ALORS QUE LA QUESTION du statut tabagique est couramment posée en consultation par les médecins, toutes spécialités confondues, le problème de la consommation d’alcool est trop souvent éludé ou sous-évalué, sans doute parce que les femmes ne boivent pas pour les mêmes raisons et dans le même contexte que les hommes. « Entre 20 et 79 ans, une femme sur dix déclare consommer de l’alcool tous les jours et 4 sur 10, toutes les semaines. Mais contrairement aux buveurs excessifs masculins qui sont plus nombreux dans les classes socioprofessionnelles défavorisées et qui, pour certains d’entre eux, « attaquent » l’alcool dès le matin au bar, les femmes concernées occupent volontiers des postes à responsabilités et boivent seules, le soir, pour noyer leur stress. De même, si le mariage est plutôt un facteur de protection pour l’homme, il n’en est rien chez la femme. En revanche, avoir eu d’autres membres touchés, a fortiori du côté maternel, est un facteur de risque. Voilà qui pose en parallèle la question de la pression énorme à laquelle est soumis le sexe féminin : plus de difficultés pour être reconnue à sa juste valeur sur le plan professionnel, plus de pression sociale par rapport à l’esthétique et une répartition toujours aussi inégale des taches ménagères, cela fait beaucoup ! » s’insurge le Dr Bouvet de la Maisonneuve.

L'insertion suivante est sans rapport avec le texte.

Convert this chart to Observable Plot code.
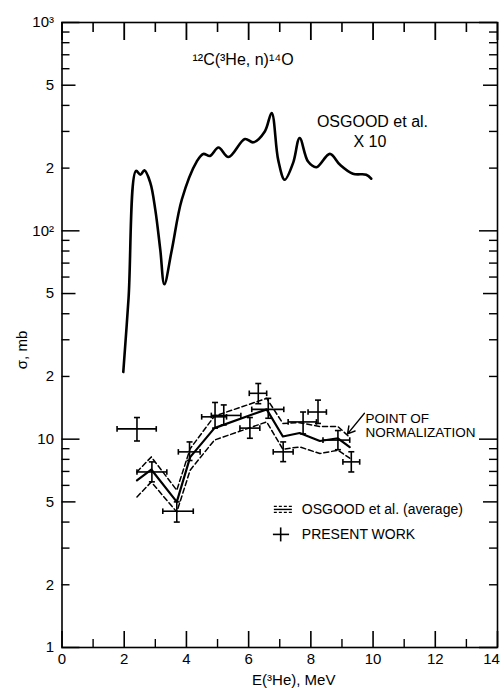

Des malades très motivées.
Autant de raisons, pour prendre quelques secondes lors d’une consultation, pour demander : « buvez-vous de l’alcool - vin compris - et à quelle fréquence ? ». Car l’expérience montre que beaucoup de patientes n’attendent que cela, pour oser enfin aborder la question. « De même, il est grand temps qu’une femme amenée aux urgences par les pompiers pour ivresse ou tentative de suicide à l’alcool, bénéficie d’office d’une consultation pour parler de sa consommation. Or cela n’a vraiment rien de systématique ». Cela explique pourquoi elles sont aussi peu nombreuses à être prises en charge : seulement une femme concernée sur 4, a accès aux soins pour son problème d’alcool, alors que les risques encourus - cirrhose hépatique, hypertension artérielle, cardiomyopathie et hémorragies gastro-intestinales – sont majorés par rapport aux hommes, sans oublier les risques de fausses couches et de syndrome d’alcoolisation fœtale en cas de grossesse.

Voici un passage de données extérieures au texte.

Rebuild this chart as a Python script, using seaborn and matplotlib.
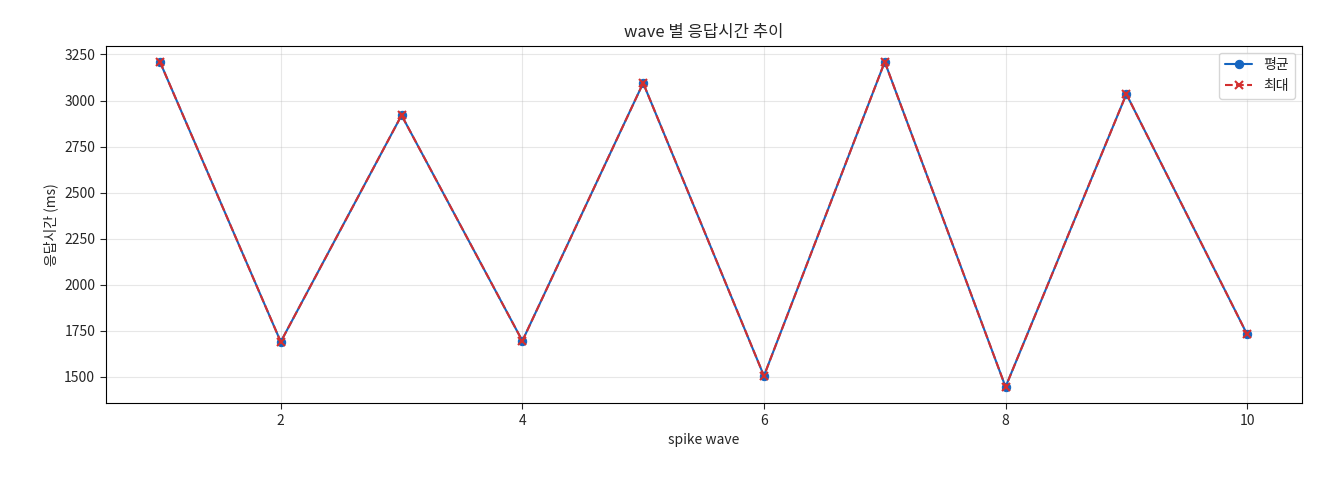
import matplotlib
matplotlib.use('Agg')
import matplotlib.pyplot as plt
import seaborn as sns
import pandas as pd

waves = [1, 2, 3, 4, 5, 6, 7, 8, 9, 10]
avg_ms = [3210, 1690, 2920, 1695, 3095, 1505, 3210, 1445, 3035, 1730]
max_ms = [3210, 1690, 2920, 1695, 3095, 1505, 3210, 1445, 3035, 1730]

sns.set_style('white')
plt.rcParams['font.family'] = ['Noto Sans CJK KR', 'DejaVu Sans']
plt.rcParams['axes.unicode_minus'] = False

df = pd.DataFrame({'wave': waves, 'avg': avg_ms, 'max': max_ms})

fig, ax = plt.subplots(figsize=(13.2, 4.8), dpi=100)
sns.lineplot(data=df, x='wave', y='avg', ax=ax, color='#1565C0', marker='o',
             markersize=6, markeredgecolor='#1565C0', linewidth=1.5, label='평균')
sns.lineplot(data=df, x='wave', y='max', ax=ax, color='#D32F2F', marker='x',
             markersize=6, markeredgecolor='#D32F2F', markeredgewidth=1.5,
             linewidth=1.5, label='최대')
# seaborn overrides linestyle; force dashed on the max line
ax.lines[1].set_linestyle('--')

ax.set_title('wave 별 응답시간 추이', fontsize=12)
ax.set_xlabel('spike wave', fontsize=10)
ax.set_ylabel('응답시간 (ms)', fontsize=10)
ax.grid(True, alpha=0.35, color='#bbbbbb')
for s in ax.spines.values():
    s.set_color('black')
    s.set_linewidth(0.8)
ax.tick_params(axis='both', length=4, direction='out', bottom=True, left=True)
leg = ax.legend(loc='upper right', fontsize=10)
leg.get_lines()[1].set_linestyle('--')

fig.subplots_adjust(left=0.08, right=0.986, top=0.905, bottom=0.16)
fig.savefig('out.png', dpi=100)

En contrepartie, les femmes dépendantes à l’alcool sont souvent très motivées pour se sevrer. Le refus d’être stigmatisée en raison de signes physiques inhérents à la consommation d’alcool (cernes, visage bouffi, prise de poids) et bien sûr, la peur de s’éloigner de ses enfants, de son conjoint, font que les femmes en situation de dépendance sont souvent très demandeuses d’une aide pour s’en sortir. « Et de fait, lorsque leur traitement est adapté, c’est-à-dire lorsque les comorbidités sont également prises en charge (autres addictions, troubles du comportement alimentaire, anxiété, dépression), elles ont plus de chances d’y arriver ».
Pour bien faire, il est recommandé de les voir de façon rapprochée au début (au moins une fois par semaine, avec une bonne disponibilité téléphonique). Elles ne sont pas à l’abri d’une récidive et si cela se produit, il est essentiel de les déculpabiliser. « Leur expliquer qu’elles ont une maladie chronique qui peut être jalonnée de rechutes et que ce n’est pas grave, sont des mots clés qui peuvent vraiment aider ces femmes à reprendre le dessus » conclut le Dr Bouvet de la Maisonneuve.
D’après un entretien avec le Dr Fatma Bouvet de la Maisonneuve, médecin psychiatre à la consultation d’alcoologie pour femmes, Cantre hospitalier Sainte-Anne, Paris, et auteur de « Les femmes face à l’alcool, résister et s’en sortir », éd. Odile Jacob (mai 2010).